---- Provided material

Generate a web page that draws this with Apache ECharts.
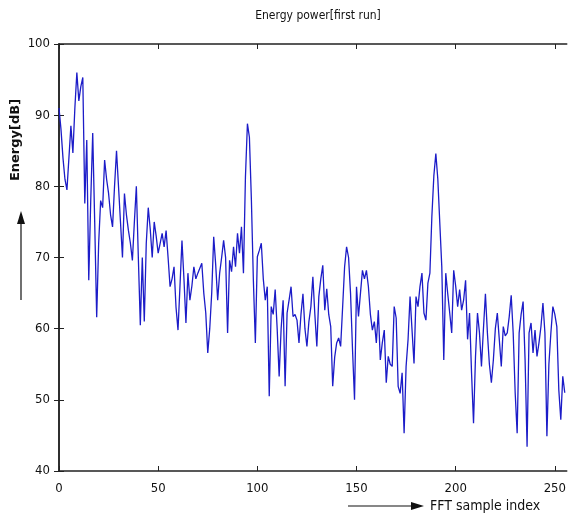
<!DOCTYPE html>
<html>
<head>
<meta charset="utf-8">
<script src="https://cdn.jsdelivr.net/npm/echarts@6/dist/echarts.min.js"></script>
<style>
  html, body { margin: 0; padding: 0; background: #fff; }
  #chart { width: 569px; height: 521px; }
</style>
</head>
<body>
<div id="chart"></div>
<script>
// energy values, one per FFT sample (0..255)
var energyDb = [
    91, 88, 84, 81, 79.5, 84, 88.5, 84.7, 91, 96,
    92, 94, 95.3, 77.6, 86.5, 66.8, 78, 87.5, 75, 61.6,
    72, 78, 77, 83.7, 81, 79, 76, 74.3, 80, 85,
    80, 75, 70, 79, 76, 73.8, 72, 69.6, 75, 80,
    70, 60.5, 70, 61, 72, 77, 74, 70, 75, 73,
    70.6, 72, 73.4, 71.5, 73.8, 70, 65.9, 67, 68.7, 63,
    59.8, 66, 72.4, 67, 60.8, 67.8, 64, 66, 68.7, 67,
    67.8, 68, 69.2, 65, 62.2, 56.6, 60, 65, 72.9, 69,
    64, 67.8, 70, 72.4, 70, 59.4, 69.6, 68, 71.5, 68.7,
    73.4, 70.6, 74.3, 67.8, 81.3, 88.8, 86.9, 78.1, 66.8, 58,
    70.1, 71, 72, 67, 64, 65.9, 50.5, 63.1, 62, 65.5,
    60, 53.3, 60, 64, 51.9, 62.2, 64, 65.9, 61.7, 62,
    61.2, 58, 62, 64.9, 60, 57.5, 61, 63.1, 67.3, 62,
    57.5, 64.5, 67, 68.9, 62.6, 65.6, 62, 60.3, 51.9, 56,
    58, 58.7, 57.5, 63, 68.7, 71.5, 70, 64.9, 57, 50,
    65.9, 61.7, 65, 68.2, 67, 68.2, 65.9, 62, 59.8, 61,
    58, 62.6, 55.6, 58, 59.8, 52.4, 56.1, 55, 54.7, 63.1,
    61.5, 51.9, 50.9, 53.8, 45.3, 54.7, 58.5, 64.5, 64.5, 55.1,
    64.5, 63.1, 65.9, 67.8, 62.2, 61.2, 66.4, 67.8, 75.8, 81.5,
    84.6, 81, 74.8, 68.7, 55.6, 67.8, 64.9, 62.2, 59.4, 68.2,
    66, 63.1, 65.5, 62.6, 64, 66.8, 58.5, 62.2, 53.8, 46.7,
    56.1, 62.2, 59.4, 54.7, 60, 64.9, 59.4, 55, 52.4, 55.6,
    60, 62.2, 62.2, 54.7, 60.3, 59, 59.4, 61.7, 64.7, 59.4,
    51, 45.3, 59.4, 62, 63.8, 55.6, 43.4, 59.4, 60.8, 56.6,
    59.8, 56.1, 58, 60.3, 63.6, 59.4, 44.9, 55, 59.4, 63.1,
    62, 60.3, 51.4, 47.2, 53.3, 51
];
var xTicks = [0, 50, 100, 150, 200, 250];
var yMin = 40, yMax = 100, yStep = 10;
var xMax = 256;

var chart = echarts.init(document.getElementById('chart'));

var lineData = energyDb.map(function (v, i) { return [i, v]; });

var labelFont = {
    color: '#111',
    fontFamily: 'DejaVu Sans Condensed, Liberation Sans Narrow, Arial, sans-serif',
    fontSize: 13
};

var option = {
    backgroundColor: '#fff',
    animation: false,
    title: {
        text: 'Energy power[first run]',
        left: 313,
        top: 5,
        textAlign: 'center',
        textStyle: {
            color: '#111',
            fontFamily: labelFont.fontFamily,
            fontSize: 12,
            fontWeight: 'normal'
        }
    },
    grid: {
        left: 59,
        top: 44,
        right: -2,
        bottom: 50
    },
    xAxis: [
        {
            type: 'value',
            min: 0,
            max: xMax,
            position: 'bottom',
            splitLine: {show: false},
            axisLine: {lineStyle: {color: '#222', width: 1.5}},
            axisTick: {inside: true, length: 5, customValues: xTicks, lineStyle: {color: '#222'}},
            axisLabel: Object.assign({margin: 11, customValues: xTicks}, labelFont)
        },
        {
            // top edge of the box
            type: 'value',
            min: 0,
            max: xMax,
            position: 'top',
            splitLine: {show: false},
            axisLine: {lineStyle: {color: '#222', width: 1.5}},
            axisTick: {inside: true, length: 5, customValues: xTicks, lineStyle: {color: '#222'}},
            axisLabel: {show: false}
        }
    ],
    yAxis: [
        {
            type: 'value',
            min: yMin,
            max: yMax,
            interval: yStep,
            position: 'left',
            splitLine: {show: false},
            axisLine: {show: true, lineStyle: {color: '#222', width: 1.5}},
            axisTick: {show: true, inside: true, length: 5, lineStyle: {color: '#222'}},
            axisLabel: Object.assign({margin: 9}, labelFont)
        },
        {
            // right edge of the box (just off the canvas)
            type: 'value',
            min: yMin,
            max: yMax,
            interval: yStep,
            position: 'right',
            splitLine: {show: false},
            axisLine: {show: true, lineStyle: {color: '#222', width: 1.5}},
            axisTick: {show: true, inside: true, length: 5, lineStyle: {color: '#222'}},
            axisLabel: {show: false}
        }
    ],
    series: [
        {
            type: 'line',
            data: lineData,
            showSymbol: false,
            lineStyle: {color: '#1c1cc8', width: 1.3},
            clip: true
        }
    ],
    graphic: [
        // y-axis caption with its arrow
        {
            type: 'text',
            x: 16,
            y: 140,
            rotation: Math.PI / 2,
            style: {
                text: 'Energy[dB]',
                fill: '#111',
                font: 'bold 13px DejaVu Sans, Arial, sans-serif',
                align: 'center',
                verticalAlign: 'middle'
            }
        },
        {
            type: 'line',
            shape: {x1: 21, y1: 300, x2: 21, y2: 222},
            style: {stroke: '#111', lineWidth: 1.2}
        },
        {
            type: 'polygon',
            shape: {points: [[21, 211], [17, 224], [25, 224]]},
            style: {fill: '#111'}
        },
        // x-axis caption with its arrow
        {
            type: 'line',
            shape: {x1: 348, y1: 506, x2: 414, y2: 506},
            style: {stroke: '#111', lineWidth: 1.2}
        },
        {
            type: 'polygon',
            shape: {points: [[424, 506], [411, 502], [411, 510]]},
            style: {fill: '#111'}
        },
        {
            type: 'text',
            x: 430,
            y: 506,
            style: {
                text: 'FFT sample index',
                fill: '#111',
                font: '14px DejaVu Sans Condensed, Arial, sans-serif',
                verticalAlign: 'middle'
            }
        }
    ]
};

chart.setOption(option);
</script>
</body>
</html>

--------

Task prompt: Every line should be retyped exactly, with the pictures omitted.

Result for this task:
Generate a web page that draws this with Apache ECharts.
<!DOCTYPE html>
<html>
<head>
<meta charset="utf-8">
<script src="https://cdn.jsdelivr.net/npm/echarts@6/dist/echarts.min.js"></script>
<style>
  html, body { margin: 0; padding: 0; background: #fff; }
  #chart { width: 569px; height: 521px; }
</style>
</head>
<body>
<div id="chart"></div>
<script>
// energy values, one per FFT sample (0..255)
var energyDb = [
    91, 88, 84, 81, 79.5, 84, 88.5, 84.7, 91, 96,
    92, 94, 95.3, 77.6, 86.5, 66.8, 78, 87.5, 75, 61.6,
    72, 78, 77, 83.7, 81, 79, 76, 74.3, 80, 85,
    80, 75, 70, 79, 76, 73.8, 72, 69.6, 75, 80,
    70, 60.5, 70, 61, 72, 77, 74, 70, 75, 73,
    70.6, 72, 73.4, 71.5, 73.8, 70, 65.9, 67, 68.7, 63,
    59.8, 66, 72.4, 67, 60.8, 67.8, 64, 66, 68.7, 67,
    67.8, 68, 69.2, 65, 62.2, 56.6, 60, 65, 72.9, 69,
    64, 67.8, 70, 72.4, 70, 59.4, 69.6, 68, 71.5, 68.7,
    73.4, 70.6, 74.3, 67.8, 81.3, 88.8, 86.9, 78.1, 66.8, 58,
    70.1, 71, 72, 67, 64, 65.9, 50.5, 63.1, 62, 65.5,
    60, 53.3, 60, 64, 51.9, 62.2, 64, 65.9, 61.7, 62,
    61.2, 58, 62, 64.9, 60, 57.5, 61, 63.1, 67.3, 62,
    57.5, 64.5, 67, 68.9, 62.6, 65.6, 62, 60.3, 51.9, 56,
    58, 58.7, 57.5, 63, 68.7, 71.5, 70, 64.9, 57, 50,
    65.9, 61.7, 65, 68.2, 67, 68.2, 65.9, 62, 59.8, 61,
    58, 62.6, 55.6, 58, 59.8, 52.4, 56.1, 55, 54.7, 63.1,
    61.5, 51.9, 50.9, 53.8, 45.3, 54.7, 58.5, 64.5, 64.5, 55.1,
    64.5, 63.1, 65.9, 67.8, 62.2, 61.2, 66.4, 67.8, 75.8, 81.5,
    84.6, 81, 74.8, 68.7, 55.6, 67.8, 64.9, 62.2, 59.4, 68.2,
    66, 63.1, 65.5, 62.6, 64, 66.8, 58.5, 62.2, 53.8, 46.7,
    56.1, 62.2, 59.4, 54.7, 60, 64.9, 59.4, 55, 52.4, 55.6,
    60, 62.2, 62.2, 54.7, 60.3, 59, 59.4, 61.7, 64.7, 59.4,
    51, 45.3, 59.4, 62, 63.8, 55.6, 43.4, 59.4, 60.8, 56.6,
    59.8, 56.1, 58, 60.3, 63.6, 59.4, 44.9, 55, 59.4, 63.1,
    62, 60.3, 51.4, 47.2, 53.3, 51
];
var xTicks = [0, 50, 100, 150, 200, 250];
var yMin = 40, yMax = 100, yStep = 10;
var xMax = 256;

var chart = echarts.init(document.getElementById('chart'));

var lineData = energyDb.map(function (v, i) { return [i, v]; });

var labelFont = {
    color: '#111',
    fontFamily: 'DejaVu Sans Condensed, Liberation Sans Narrow, Arial, sans-serif',
    fontSize: 13
};

var option = {
    backgroundColor: '#fff',
    animation: false,
    title: {
        text: 'Energy power[first run]',
        left: 313,
        top: 5,
        textAlign: 'center',
        textStyle: {
            color: '#111',
            fontFamily: labelFont.fontFamily,
            fontSize: 12,
            fontWeight: 'normal'
        }
    },
    grid: {
        left: 59,
        top: 44,
        right: -2,
        bottom: 50
    },
    xAxis: [
        {
            type: 'value',
            min: 0,
            max: xMax,
            position: 'bottom',
            splitLine: {show: false},
            axisLine: {lineStyle: {color: '#222', width: 1.5}},
            axisTick: {inside: true, length: 5, customValues: xTicks, lineStyle: {color: '#222'}},
            axisLabel: Object.assign({margin: 11, customValues: xTicks}, labelFont)
        },
        {
            // top edge of the box
            type: 'value',
            min: 0,
            max: xMax,
            position: 'top',
            splitLine: {show: false},
            axisLine: {lineStyle: {color: '#222', width: 1.5}},
            axisTick: {inside: true, length: 5, customValues: xTicks, lineStyle: {color: '#222'}},
            axisLabel: {show: false}
        }
    ],
    yAxis: [
        {
            type: 'value',
            min: yMin,
            max: yMax,
            interval: yStep,
            position: 'left',
            splitLine: {show: false},
            axisLine: {show: true, lineStyle: {color: '#222', width: 1.5}},
            axisTick: {show: true, inside: true, length: 5, lineStyle: {color: '#222'}},
            axisLabel: Object.assign({margin: 9}, labelFont)
        },
        {
            // right edge of the box (just off the canvas)
            type: 'value',
            min: yMin,
            max: yMax,
            interval: yStep,
            position: 'right',
            splitLine: {show: false},
            axisLine: {show: true, lineStyle: {color: '#222', width: 1.5}},
            axisTick: {show: true, inside: true, length: 5, lineStyle: {color: '#222'}},
            axisLabel: {show: false}
        }
    ],
    series: [
        {
            type: 'line',
            data: lineData,
            showSymbol: false,
            lineStyle: {color: '#1c1cc8', width: 1.3},
            clip: true
        }
    ],
    graphic: [
        // y-axis caption with its arrow
        {
            type: 'text',
            x: 16,
            y: 140,
            rotation: Math.PI / 2,
            style: {
                text: 'Energy[dB]',
                fill: '#111',
                font: 'bold 13px DejaVu Sans, Arial, sans-serif',
                align: 'center',
                verticalAlign: 'middle'
            }
        },
        {
            type: 'line',
            shape: {x1: 21, y1: 300, x2: 21, y2: 222},
            style: {stroke: '#111', lineWidth: 1.2}
        },
        {
            type: 'polygon',
            shape: {points: [[21, 211], [17, 224], [25, 224]]},
            style: {fill: '#111'}
        },
        // x-axis caption with its arrow
        {
            type: 'line',
            shape: {x1: 348, y1: 506, x2: 414, y2: 506},
            style: {stroke: '#111', lineWidth: 1.2}
        },
        {
            type: 'polygon',
            shape: {points: [[424, 506], [411, 502], [411, 510]]},
            style: {fill: '#111'}
        },
        {
            type: 'text',
            x: 430,
            y: 506,
            style: {
                text: 'FFT sample index',
                fill: '#111',
                font: '14px DejaVu Sans Condensed, Arial, sans-serif',
                verticalAlign: 'middle'
            }
        }
    ]
};

chart.setOption(option);
</script>
</body>
</html>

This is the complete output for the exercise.